Tuesday, September 4, 2012
Ps. 59.12-13 (Evil offers itself up)
For the sin / of their mouths / and the words / of their lips
let them / be snared / by their arrogance
and / for the curses / and lies / they utter.
In wrath / put an end / to them,
put an end / to them / so that they are / no more
and let them know / to the ends of the earth
that God / rules over Jacob.
There is an interesting dynamic at work in these two verses. The first speaks to the dogs entrapment by their own devices. They ensnare themselves. While the psalmist pleads that God “let this happen”, the only thing that God needs to do, is allow them freedom in order to move toward their own entrapment. The image of ‘snare’ comes from the realm of the hunt; it is something (either a net or some other hunting device) that would capture the prey. In this way, the ‘dogs’ who are out to capture the king, in the end capture themselves and get entangled in their own doom. Once they are caught, it is then that the king asks that God “put an end to them” in his wrath. Like a hunter coming out from hiding and moving toward a prey that cannot run, God emerges. This is important to note: the hunters/dogs catch themselves. God destroys them. This points to the fact that the judgment poured out on them is one that is both fully within their realm of responsibility (they ensnared themselves) and one that is accomplished by God as the one who enacts justice. Evil, in a way, ensnares itself and, in so doing, offers itself up like a prey to the God who hunts it down. Evil, paradoxically, can do nothing but work toward its own destruction.
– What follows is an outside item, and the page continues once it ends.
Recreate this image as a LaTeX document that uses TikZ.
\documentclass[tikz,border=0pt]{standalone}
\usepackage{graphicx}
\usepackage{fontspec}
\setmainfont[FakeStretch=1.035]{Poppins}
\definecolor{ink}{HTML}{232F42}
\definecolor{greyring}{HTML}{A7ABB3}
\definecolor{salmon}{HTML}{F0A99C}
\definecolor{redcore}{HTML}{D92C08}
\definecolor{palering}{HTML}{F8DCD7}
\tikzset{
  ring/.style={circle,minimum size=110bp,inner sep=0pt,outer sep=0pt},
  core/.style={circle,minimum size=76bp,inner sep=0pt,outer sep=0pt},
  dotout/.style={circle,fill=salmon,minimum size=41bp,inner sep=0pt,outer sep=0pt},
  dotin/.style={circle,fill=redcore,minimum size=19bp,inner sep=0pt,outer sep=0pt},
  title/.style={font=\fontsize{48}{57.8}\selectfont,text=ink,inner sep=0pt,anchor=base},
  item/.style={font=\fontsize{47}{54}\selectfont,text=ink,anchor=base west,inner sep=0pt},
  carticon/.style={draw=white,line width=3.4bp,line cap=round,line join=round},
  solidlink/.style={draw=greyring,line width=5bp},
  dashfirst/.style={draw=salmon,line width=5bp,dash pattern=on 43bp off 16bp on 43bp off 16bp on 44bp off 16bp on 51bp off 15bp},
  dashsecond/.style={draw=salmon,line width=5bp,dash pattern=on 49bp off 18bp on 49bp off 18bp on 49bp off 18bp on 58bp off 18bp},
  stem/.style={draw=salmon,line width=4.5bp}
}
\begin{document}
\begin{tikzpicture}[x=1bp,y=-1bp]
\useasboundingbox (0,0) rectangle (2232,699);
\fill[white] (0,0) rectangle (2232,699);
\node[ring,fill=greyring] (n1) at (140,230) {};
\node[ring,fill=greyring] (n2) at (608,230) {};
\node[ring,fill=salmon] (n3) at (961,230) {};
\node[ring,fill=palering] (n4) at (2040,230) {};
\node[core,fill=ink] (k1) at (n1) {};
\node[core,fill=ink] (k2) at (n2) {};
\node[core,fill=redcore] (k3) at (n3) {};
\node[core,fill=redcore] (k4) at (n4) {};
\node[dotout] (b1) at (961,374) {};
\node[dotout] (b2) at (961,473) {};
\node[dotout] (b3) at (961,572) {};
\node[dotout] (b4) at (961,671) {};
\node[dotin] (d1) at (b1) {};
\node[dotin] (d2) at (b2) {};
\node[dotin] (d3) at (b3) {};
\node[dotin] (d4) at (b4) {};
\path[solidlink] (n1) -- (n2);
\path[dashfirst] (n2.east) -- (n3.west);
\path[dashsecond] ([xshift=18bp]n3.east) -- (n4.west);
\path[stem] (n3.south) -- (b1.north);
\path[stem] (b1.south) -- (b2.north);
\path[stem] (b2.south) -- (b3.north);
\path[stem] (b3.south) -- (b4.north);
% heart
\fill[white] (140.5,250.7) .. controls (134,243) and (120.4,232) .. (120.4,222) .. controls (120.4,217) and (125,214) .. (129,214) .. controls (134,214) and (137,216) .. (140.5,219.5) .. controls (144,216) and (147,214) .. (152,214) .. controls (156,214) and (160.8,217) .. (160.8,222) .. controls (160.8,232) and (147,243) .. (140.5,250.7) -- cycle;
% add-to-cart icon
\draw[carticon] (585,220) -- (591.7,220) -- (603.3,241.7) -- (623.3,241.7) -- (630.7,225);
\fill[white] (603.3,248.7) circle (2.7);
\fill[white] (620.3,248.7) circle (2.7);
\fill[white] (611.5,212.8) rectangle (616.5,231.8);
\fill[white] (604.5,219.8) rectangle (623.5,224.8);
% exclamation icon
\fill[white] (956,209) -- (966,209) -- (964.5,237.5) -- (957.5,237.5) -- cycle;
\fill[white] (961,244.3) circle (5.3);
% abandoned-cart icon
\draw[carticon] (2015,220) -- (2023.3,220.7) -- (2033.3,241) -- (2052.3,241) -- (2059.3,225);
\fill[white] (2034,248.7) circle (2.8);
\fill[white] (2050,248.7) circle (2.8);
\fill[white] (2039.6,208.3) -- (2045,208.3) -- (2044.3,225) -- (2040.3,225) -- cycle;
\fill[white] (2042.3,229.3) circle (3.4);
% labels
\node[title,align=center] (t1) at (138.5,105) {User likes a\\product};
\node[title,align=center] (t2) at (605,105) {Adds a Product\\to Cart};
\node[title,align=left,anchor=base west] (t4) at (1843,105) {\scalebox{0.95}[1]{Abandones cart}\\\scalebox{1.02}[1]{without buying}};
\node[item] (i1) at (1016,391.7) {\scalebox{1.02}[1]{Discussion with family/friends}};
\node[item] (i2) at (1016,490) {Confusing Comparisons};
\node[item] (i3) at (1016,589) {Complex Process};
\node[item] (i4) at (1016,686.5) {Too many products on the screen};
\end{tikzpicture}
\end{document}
It seems as if evil cannot move outside the bounds of justice. The harder it kicks at it, the more entangled it becomes in itself, to the point of making it an immobilized object of God’s wrath. This general statement, however, is completely particularized to the God of Jacob. He is the one who is revealed in this judgment. And, in his revealing, so too is Israel revealed. But the light does not stop there. This drama of the ensnarement of evil is one that is ‘performed’ for the world; is for their benefit. At the moment that Israel is redeemed, so too is the world brought within that same light. So, while internally, the judgment may have been prolonged in order to prevent Israel’s forgetting, externally, the judgment is absolute (“put an end to them so they are no more”), in order to show to the world the God that rules over Jacob. This international focus is important as it, again, reveals the depth of the king’s heart—for it would be precisely in this light spreading to the world that his own people would have the possibility of living in peace with her neighbors.